>> start

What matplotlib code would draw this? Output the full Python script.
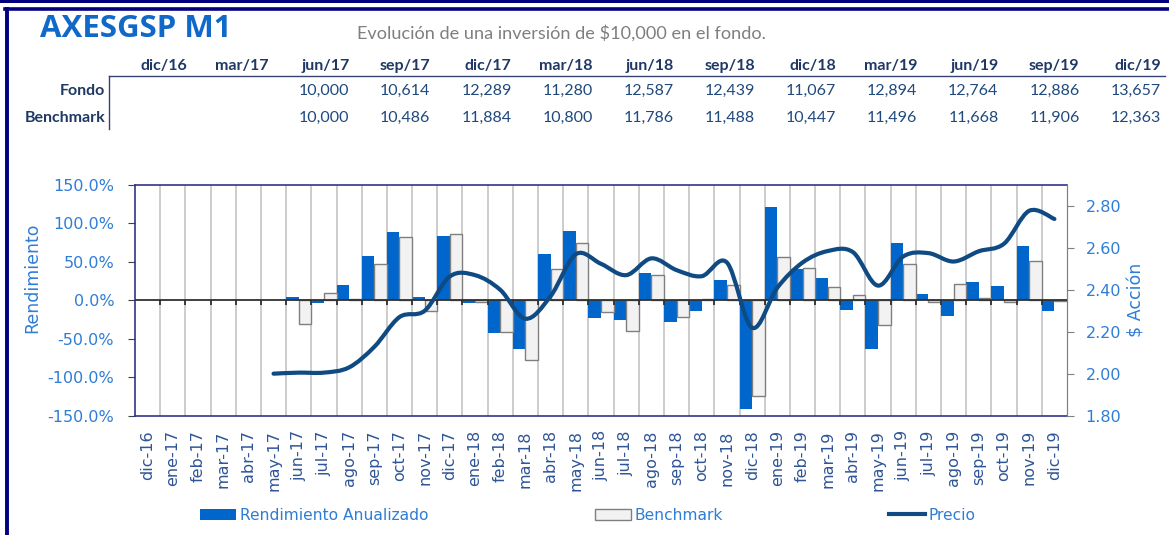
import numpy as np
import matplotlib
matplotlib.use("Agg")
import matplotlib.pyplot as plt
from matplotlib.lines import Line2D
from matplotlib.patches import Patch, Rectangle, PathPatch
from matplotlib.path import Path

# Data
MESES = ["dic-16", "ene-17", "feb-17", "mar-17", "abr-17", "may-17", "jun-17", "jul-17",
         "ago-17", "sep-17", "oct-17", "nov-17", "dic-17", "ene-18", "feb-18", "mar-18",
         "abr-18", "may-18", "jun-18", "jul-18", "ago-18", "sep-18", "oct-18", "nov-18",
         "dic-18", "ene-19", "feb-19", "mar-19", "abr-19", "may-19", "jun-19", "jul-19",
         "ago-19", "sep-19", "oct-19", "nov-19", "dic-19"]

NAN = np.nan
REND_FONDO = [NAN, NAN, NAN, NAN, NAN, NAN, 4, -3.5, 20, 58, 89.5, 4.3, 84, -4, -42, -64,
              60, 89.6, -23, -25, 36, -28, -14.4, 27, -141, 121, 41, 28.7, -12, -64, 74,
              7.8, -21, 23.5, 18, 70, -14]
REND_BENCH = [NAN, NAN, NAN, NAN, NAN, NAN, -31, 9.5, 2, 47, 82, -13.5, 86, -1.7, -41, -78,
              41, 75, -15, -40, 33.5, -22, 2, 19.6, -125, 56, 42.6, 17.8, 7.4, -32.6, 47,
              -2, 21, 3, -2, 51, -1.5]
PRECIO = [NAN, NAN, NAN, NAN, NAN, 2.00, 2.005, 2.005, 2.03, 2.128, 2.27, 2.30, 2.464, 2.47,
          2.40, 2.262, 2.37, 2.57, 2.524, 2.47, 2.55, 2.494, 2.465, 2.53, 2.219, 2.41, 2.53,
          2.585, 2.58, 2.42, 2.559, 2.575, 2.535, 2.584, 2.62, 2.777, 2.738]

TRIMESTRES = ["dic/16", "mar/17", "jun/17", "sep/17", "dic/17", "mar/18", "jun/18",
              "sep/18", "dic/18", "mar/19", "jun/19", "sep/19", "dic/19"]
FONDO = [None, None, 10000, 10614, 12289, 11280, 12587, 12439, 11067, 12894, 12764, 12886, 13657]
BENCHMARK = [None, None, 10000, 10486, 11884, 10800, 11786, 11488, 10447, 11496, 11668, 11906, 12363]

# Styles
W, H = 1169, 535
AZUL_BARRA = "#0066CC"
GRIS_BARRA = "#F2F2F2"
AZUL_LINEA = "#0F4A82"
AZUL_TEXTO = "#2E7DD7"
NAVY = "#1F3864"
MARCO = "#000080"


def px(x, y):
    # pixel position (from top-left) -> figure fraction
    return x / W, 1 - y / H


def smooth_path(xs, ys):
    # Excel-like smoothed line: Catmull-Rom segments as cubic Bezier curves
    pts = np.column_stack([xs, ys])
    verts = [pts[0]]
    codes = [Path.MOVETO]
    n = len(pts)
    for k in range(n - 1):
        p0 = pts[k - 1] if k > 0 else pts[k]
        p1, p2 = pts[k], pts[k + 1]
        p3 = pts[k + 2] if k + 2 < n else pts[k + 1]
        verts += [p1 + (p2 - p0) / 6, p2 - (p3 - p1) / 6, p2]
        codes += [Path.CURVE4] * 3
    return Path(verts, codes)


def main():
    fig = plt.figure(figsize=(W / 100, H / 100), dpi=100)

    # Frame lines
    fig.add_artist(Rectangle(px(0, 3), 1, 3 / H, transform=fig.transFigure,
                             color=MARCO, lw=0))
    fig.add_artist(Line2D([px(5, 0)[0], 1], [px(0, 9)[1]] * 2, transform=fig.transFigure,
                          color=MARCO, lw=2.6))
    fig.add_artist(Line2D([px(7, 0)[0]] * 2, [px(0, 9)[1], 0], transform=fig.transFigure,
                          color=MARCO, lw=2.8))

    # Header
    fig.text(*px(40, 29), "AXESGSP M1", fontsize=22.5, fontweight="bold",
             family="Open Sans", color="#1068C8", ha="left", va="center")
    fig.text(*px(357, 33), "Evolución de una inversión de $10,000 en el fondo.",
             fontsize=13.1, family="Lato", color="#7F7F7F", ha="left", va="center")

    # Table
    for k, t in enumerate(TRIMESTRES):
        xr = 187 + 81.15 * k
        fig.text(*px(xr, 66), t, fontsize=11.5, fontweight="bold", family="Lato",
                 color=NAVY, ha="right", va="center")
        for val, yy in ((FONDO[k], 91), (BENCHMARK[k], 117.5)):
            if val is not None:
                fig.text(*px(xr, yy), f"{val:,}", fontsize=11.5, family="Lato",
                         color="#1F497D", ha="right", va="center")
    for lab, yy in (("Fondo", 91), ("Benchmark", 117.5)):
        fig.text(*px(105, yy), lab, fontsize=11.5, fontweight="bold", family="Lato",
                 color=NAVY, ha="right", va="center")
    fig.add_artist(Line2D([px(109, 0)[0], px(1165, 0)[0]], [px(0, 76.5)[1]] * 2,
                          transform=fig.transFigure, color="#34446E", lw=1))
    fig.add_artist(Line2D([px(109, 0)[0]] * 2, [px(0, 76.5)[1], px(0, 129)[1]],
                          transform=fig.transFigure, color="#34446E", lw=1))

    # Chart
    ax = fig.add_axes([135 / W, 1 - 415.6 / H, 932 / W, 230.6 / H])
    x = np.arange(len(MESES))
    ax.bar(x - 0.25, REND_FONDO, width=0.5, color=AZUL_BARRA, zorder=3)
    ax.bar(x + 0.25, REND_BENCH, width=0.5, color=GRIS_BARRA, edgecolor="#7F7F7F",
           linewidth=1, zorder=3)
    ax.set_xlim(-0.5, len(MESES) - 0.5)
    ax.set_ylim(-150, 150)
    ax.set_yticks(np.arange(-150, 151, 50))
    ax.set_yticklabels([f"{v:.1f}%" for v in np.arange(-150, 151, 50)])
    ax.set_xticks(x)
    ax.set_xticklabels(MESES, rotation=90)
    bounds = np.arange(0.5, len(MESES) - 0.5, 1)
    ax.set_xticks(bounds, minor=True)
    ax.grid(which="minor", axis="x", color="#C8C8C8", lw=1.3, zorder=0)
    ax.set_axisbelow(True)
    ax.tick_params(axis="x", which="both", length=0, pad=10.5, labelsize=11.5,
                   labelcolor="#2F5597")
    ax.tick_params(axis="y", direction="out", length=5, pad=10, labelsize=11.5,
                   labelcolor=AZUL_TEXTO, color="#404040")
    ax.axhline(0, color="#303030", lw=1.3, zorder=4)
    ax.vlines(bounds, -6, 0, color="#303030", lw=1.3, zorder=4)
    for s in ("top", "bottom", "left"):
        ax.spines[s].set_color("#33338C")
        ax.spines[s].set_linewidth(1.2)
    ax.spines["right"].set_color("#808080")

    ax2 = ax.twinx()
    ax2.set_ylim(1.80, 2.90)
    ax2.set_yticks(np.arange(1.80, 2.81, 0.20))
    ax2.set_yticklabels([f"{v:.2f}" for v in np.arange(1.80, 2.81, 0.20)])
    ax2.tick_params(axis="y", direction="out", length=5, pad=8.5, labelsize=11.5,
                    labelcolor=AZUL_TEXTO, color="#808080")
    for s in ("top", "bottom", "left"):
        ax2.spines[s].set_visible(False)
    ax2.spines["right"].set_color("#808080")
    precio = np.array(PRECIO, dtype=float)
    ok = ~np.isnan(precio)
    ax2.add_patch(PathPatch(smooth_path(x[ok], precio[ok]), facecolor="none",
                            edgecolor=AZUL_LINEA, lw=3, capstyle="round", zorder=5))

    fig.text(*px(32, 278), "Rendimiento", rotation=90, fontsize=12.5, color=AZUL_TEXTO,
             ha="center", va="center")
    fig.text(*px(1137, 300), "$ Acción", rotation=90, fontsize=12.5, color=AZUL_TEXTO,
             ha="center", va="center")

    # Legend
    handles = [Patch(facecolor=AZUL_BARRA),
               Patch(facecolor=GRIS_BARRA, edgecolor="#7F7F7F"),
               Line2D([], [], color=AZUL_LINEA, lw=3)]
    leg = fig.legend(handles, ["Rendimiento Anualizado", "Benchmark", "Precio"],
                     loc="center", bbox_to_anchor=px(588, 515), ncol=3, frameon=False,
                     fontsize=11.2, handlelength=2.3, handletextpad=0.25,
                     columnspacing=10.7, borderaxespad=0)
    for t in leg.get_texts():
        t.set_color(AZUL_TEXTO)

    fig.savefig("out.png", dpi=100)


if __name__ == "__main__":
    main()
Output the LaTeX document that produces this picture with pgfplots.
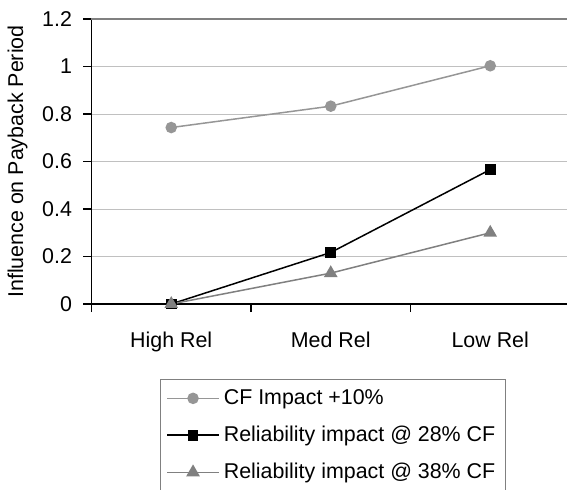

>> end

**WHAT TO PRODUCE**
Stop after the line containing "from matplotlib.path import Path": copy the records exactly from the first line up to there, leaving pictures out.

**OUTPUT BELOW**
What matplotlib code would draw this? Output the full Python script.
import numpy as np
import matplotlib
matplotlib.use("Agg")
import matplotlib.pyplot as plt
from matplotlib.lines import Line2D
from matplotlib.patches import Patch, Rectangle, PathPatch
from matplotlib.path import Path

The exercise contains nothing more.